My experience in the “Real Dominican” was definitely an unexpected one. Everyone was extremely friendly despite their limited possessions. Despite my concerns, nobody bothered or threatened me despite how seemingly out of place I was. On our last day (despite losing the baseball bet I had placed), I ended up giving the man who showed me around $50 to help him fix up his place. I wished that I could’ve given more to the town people, especially as the value of money is so much more to natives their than in the United States.
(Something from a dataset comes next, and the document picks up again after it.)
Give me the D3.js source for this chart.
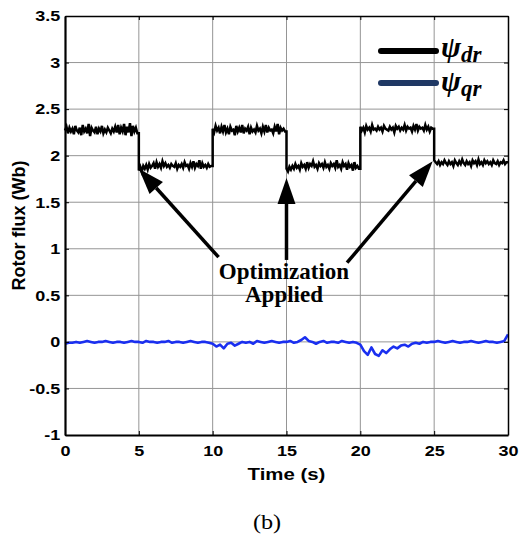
<!DOCTYPE html>
<html>
<head>
<meta charset="utf-8">
<script src="https://cdn.jsdelivr.net/npm/d3@7"></script>
<style>
  body { margin: 0; background: #fff; }
  svg { display: block; }
</style>
</head>
<body>
<svg width="520" height="540"></svg>
<script>
// switching instants (s)
const switchTimes = [0, 5, 10, 15, 20, 25, 30];
const dt = 0.1;

// psi_dr samples every 0.1 s, one array per interval
const psiDr0 = [2.27,2.31,2.24,2.30,2.26,2.29,2.23,2.32,2.27,2.25,
  2.30,2.22,2.33,2.26,2.29,2.24,2.34,2.21,2.30,2.27,
  2.25,2.31,2.23,2.29,2.26,2.32,2.24,2.28,2.25,2.30,
  2.27,2.24,2.29,2.26,2.31,2.25,2.33,2.23,2.30,2.26,
  2.34,2.22,2.31,2.25,2.35,2.21,2.32,2.26,2.30,2.24];
const psiDr1 = [1.84,1.88,1.83,1.89,1.86,1.90,1.85,1.91,1.87,1.89,
  1.92,1.86,1.93,1.88,1.91,1.87,1.94,1.89,1.92,1.88,
  1.90,1.87,1.91,1.89,1.88,1.92,1.86,1.90,1.88,1.91,
  1.87,1.93,1.89,1.90,1.86,1.92,1.88,1.94,1.87,1.91,
  1.89,1.95,1.86,1.92,1.88,1.90,1.87,1.91,1.88,1.89];
const psiDr2 = [2.29,2.25,2.32,2.27,2.30,2.24,2.31,2.26,2.33,2.25,
  2.29,2.23,2.31,2.27,2.28,2.22,2.32,2.26,2.30,2.25,
  2.33,2.24,2.29,2.27,2.31,2.23,2.30,2.26,2.28,2.25,
  2.32,2.27,2.29,2.24,2.31,2.26,2.33,2.25,2.30,2.27,
  2.28,2.24,2.31,2.26,2.34,2.23,2.30,2.27,2.29,2.26];
const psiDr3 = [1.86,1.83,1.88,1.85,1.89,1.86,1.91,1.87,1.89,1.85,
  1.92,1.88,1.90,1.86,1.93,1.87,1.91,1.89,1.94,1.88,
  1.90,1.86,1.92,1.89,1.91,1.87,1.93,1.88,1.90,1.86,
  1.92,1.89,1.91,1.87,1.95,1.88,1.90,1.86,1.93,1.89,
  1.91,1.85,1.92,1.88,1.90,1.84,1.93,1.87,1.89,1.86];
const psiDr4 = [2.31,2.27,2.30,2.25,2.32,2.28,2.30,2.26,2.33,2.28,
  2.29,2.27,2.31,2.28,2.30,2.26,2.32,2.29,2.28,2.27,
  2.31,2.28,2.30,2.25,2.32,2.29,2.31,2.27,2.30,2.28,
  2.33,2.27,2.31,2.29,2.30,2.26,2.32,2.28,2.34,2.27,
  2.31,2.29,2.30,2.27,2.33,2.28,2.31,2.26,2.30,2.29];
const psiDr5 = [1.95,1.93,1.91,1.94,1.90,1.93,1.91,1.95,1.92,1.90,
  1.94,1.91,1.93,1.89,1.95,1.92,1.90,1.94,1.91,1.96,
  1.92,1.90,1.94,1.91,1.93,1.89,1.95,1.92,1.94,1.90,
  1.96,1.91,1.93,1.90,1.95,1.92,1.94,1.91,1.93,1.90,
  1.95,1.92,1.91,1.94,1.90,1.93,1.92,1.95,1.91,1.93];
const psiDrSegments = [psiDr0, psiDr1, psiDr2, psiDr3, psiDr4, psiDr5];

// psi_qr samples every 0.25 s, 0..30 s
const qrStep = 0.25;
const psiQr = [
  -0.02,-0.01,-0.01,0.00,-0.01,0.00,0.01,0.00,-0.01,0.00,0.00,0.01,0.00,-0.01,0.00,0.00,-0.01,0.00,0.01,0.00,
  0.00,-0.01,0.01,0.00,0.00,-0.01,0.00,0.00,0.01,-0.01,0.00,0.00,-0.01,0.00,0.01,0.00,-0.01,0.00,0.00,-0.01,
  -0.02,-0.05,-0.03,-0.07,-0.02,-0.01,-0.04,-0.02,0.00,-0.01,0.00,-0.02,0.01,0.00,-0.01,0.00,0.01,0.00,-0.01,0.00,
  0.00,0.01,-0.01,0.00,0.02,0.05,0.01,0.00,-0.02,0.00,0.01,-0.01,0.00,0.00,-0.01,0.01,0.00,-0.01,0.00,-0.01,
  -0.03,-0.10,-0.14,-0.06,-0.13,-0.15,-0.09,-0.12,-0.08,-0.05,-0.07,-0.04,-0.03,-0.05,-0.02,-0.01,-0.02,0.00,-0.01,0.00,
  0.00,0.01,0.00,-0.01,0.00,0.01,0.00,-0.01,0.00,0.00,0.01,0.00,-0.01,0.00,0.01,0.00,0.00,-0.01,0.00,0.01,
  0.08];

const xTicks = [0, 5, 10, 15, 20, 25, 30];
const yTicks = [-1, -0.5, 0, 0.5, 1, 1.5, 2, 2.5, 3, 3.5];

// annotation arrows: [tail t, tail value, tip t, tip value]
const arrows = [[10.4, 0.91, 5.0, 1.86], [15.0, 0.88, 15.0, 1.76], [19.1, 0.85, 24.9, 1.94]];
const noteLines = ['Optimization', 'Applied'];

const svg = d3.select('svg');
const x = d3.scaleLinear().domain([0, 30]).range([65, 508]);
const y = d3.scaleLinear().domain([-1, 3.5]).range([435, 16]);

const sans = '"Liberation Sans", Arial, sans-serif';
const serif = '"Liberation Serif", "Times New Roman", serif';

// grid
svg.append('g')
  .selectAll('line')
  .data(xTicks.slice(1, -1))
  .join('line')
  .attr('x1', d => x(d)).attr('x2', d => x(d))
  .attr('y1', y(-1)).attr('y2', y(3.5))
  .style('stroke', '#959595').style('stroke-width', 1);
svg.append('g')
  .selectAll('line')
  .data(yTicks.slice(1, -1))
  .join('line')
  .attr('x1', x(0)).attr('x2', x(30))
  .attr('y1', d => y(d)).attr('y2', d => y(d))
  .style('stroke', '#959595').style('stroke-width', 1);

// psi_dr points with vertical steps at switching instants
const drPoints = [];
psiDrSegments.forEach((seg, k) => {
  seg.forEach((v, i) => drPoints.push([switchTimes[k] + i * dt, v]));
  drPoints.push([switchTimes[k + 1], seg[seg.length - 1]]);
});
const qrPoints = psiQr.map((v, i) => [i * qrStep, v]);

const line = d3.line().x(d => x(d[0])).y(d => y(d[1]));

svg.append('path')
  .attr('d', line(drPoints))
  .style('fill', 'none').style('stroke', '#000').style('stroke-width', 2.5);
svg.append('path')
  .attr('d', line(qrPoints))
  .style('fill', 'none').style('stroke', '#1a2ff0').style('stroke-width', 2.6)
  .style('stroke-linejoin', 'round');

// axes with inward ticks
const xAxis = svg.append('g')
  .attr('transform', `translate(0,${y(-1)})`)
  .call(d3.axisBottom(x).tickValues(xTicks).tickSize(-4).tickPadding(10).tickSizeOuter(0));
const yAxis = svg.append('g')
  .attr('transform', `translate(${x(0)},0)`)
  .call(d3.axisLeft(y).tickValues(yTicks).tickSize(-4).tickPadding(4).tickSizeOuter(0)
    .tickFormat(d => String(d)));
svg.append('g')
  .attr('transform', `translate(0,${y(3.5)})`)
  .call(d3.axisTop(x).tickValues(xTicks).tickSize(-4).tickFormat('').tickSizeOuter(0));
svg.append('g')
  .attr('transform', `translate(${x(30)},0)`)
  .call(d3.axisRight(y).tickValues(yTicks).tickSize(-4).tickFormat('').tickSizeOuter(0));

svg.selectAll('.domain').style('stroke', '#000').style('stroke-width', 1.5);
svg.selectAll('.tick line').style('stroke', '#000');
[xAxis, yAxis].forEach(a => a.selectAll('text')
  .style('font-family', sans).style('font-weight', 'bold').style('font-size', '15px')
  .style('fill', '#000')
  .attr('transform', 'scale(1.2,1)'));
xAxis.select('.domain').style('stroke-width', 2.2);
yAxis.select('.domain').style('stroke-width', 2.2);

// axis labels
svg.append('text')
  .attr('transform', `translate(${(x(0) + x(30)) / 2},480) scale(1.2,1)`)
  .style('text-anchor', 'middle')
  .style('font-family', sans).style('font-weight', 'bold').style('font-size', '17px')
  .text('Time (s)');
svg.append('text')
  .attr('transform', `translate(25,${(y(-1) + y(3.5)) / 2}) rotate(-90)`)
  .style('text-anchor', 'middle')
  .style('font-family', sans).style('font-weight', 'bold').style('font-size', '18px')
  .text('Rotor flux (Wb)');

// arrows
arrows.forEach(a => {
  const x0 = x(a[0]), y0 = y(a[1]), x1 = x(a[2]), y1 = y(a[3]);
  const ang = Math.atan2(y1 - y0, x1 - x0);
  const headLen = 26, headW = 9;
  const bx = x1 - headLen * Math.cos(ang), by = y1 - headLen * Math.sin(ang);
  svg.append('line')
    .attr('x1', x0).attr('y1', y0).attr('x2', bx).attr('y2', by)
    .style('stroke', '#000').style('stroke-width', 3.5);
  svg.append('path')
    .attr('d', `M${x1},${y1}L${bx - headW * Math.sin(ang)},${by + headW * Math.cos(ang)}` +
      `L${bx + headW * Math.sin(ang)},${by - headW * Math.cos(ang)}Z`)
    .style('fill', '#000');
});

svg.append('g')
  .selectAll('text')
  .data(noteLines)
  .join('text')
  .attr('x', 284)
  .attr('y', (d, i) => 279 + i * 23)
  .style('text-anchor', 'middle')
  .style('font-family', serif).style('font-weight', 'bold').style('font-size', '23px')
  .text(d => d);

// legend
const legendItems = [['dr', '#000', 51, 57], ['qr', '#1f3864', 83, 91]];
legendItems.forEach(([sub, col, ly, ty]) => {
  svg.append('line')
    .attr('x1', 381).attr('x2', 436).attr('y1', ly).attr('y2', ly)
    .style('stroke', col).style('stroke-width', 6).style('stroke-linecap', 'round');
  const t = svg.append('text')
    .attr('x', 441).attr('y', ty)
    .style('font-family', serif).style('font-weight', 'bold').style('font-style', 'italic')
    .style('font-size', '30px')
    .text('\u03C8');
  t.append('tspan').attr('dy', 5).style('font-size', '23px').text(sub);
});

// caption
svg.append('text')
  .attr('transform', 'translate(267,529) scale(1.1,1)')
  .style('text-anchor', 'middle')
  .style('font-family', serif).style('font-size', '22px')
  .text('(b)');
</script>
</body>
</html>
During our five days in the Dominican Republic, we did a lot. We swam with dolphins at the made-for-vacationers Ocean World in Puerto Plata (an awesome experience), went to a major run distillery and cigar factory, visited the bustling city of Santiago, and ate everything from traditional Dominican food off a street stand to a fancy seafood restaurant on the beach called “Blu”. But the most interesting experience for me was venturing out and experiencing how much of the country lives. Although the Domincans are very happy and friendly people, it made me really appreciate the conditions that we have, and inspired me to someday be able to help improve the conditions for people around the world that struggle everyday to survive.

I’d highly recommend the more adventurous types of people to visit Cabarete, as both the town and country are terrific and interesting places with great people. And if you are more of the secluded beach resort type, there are always Punta Cana and Puerto Plata, which are both considered beautiful too.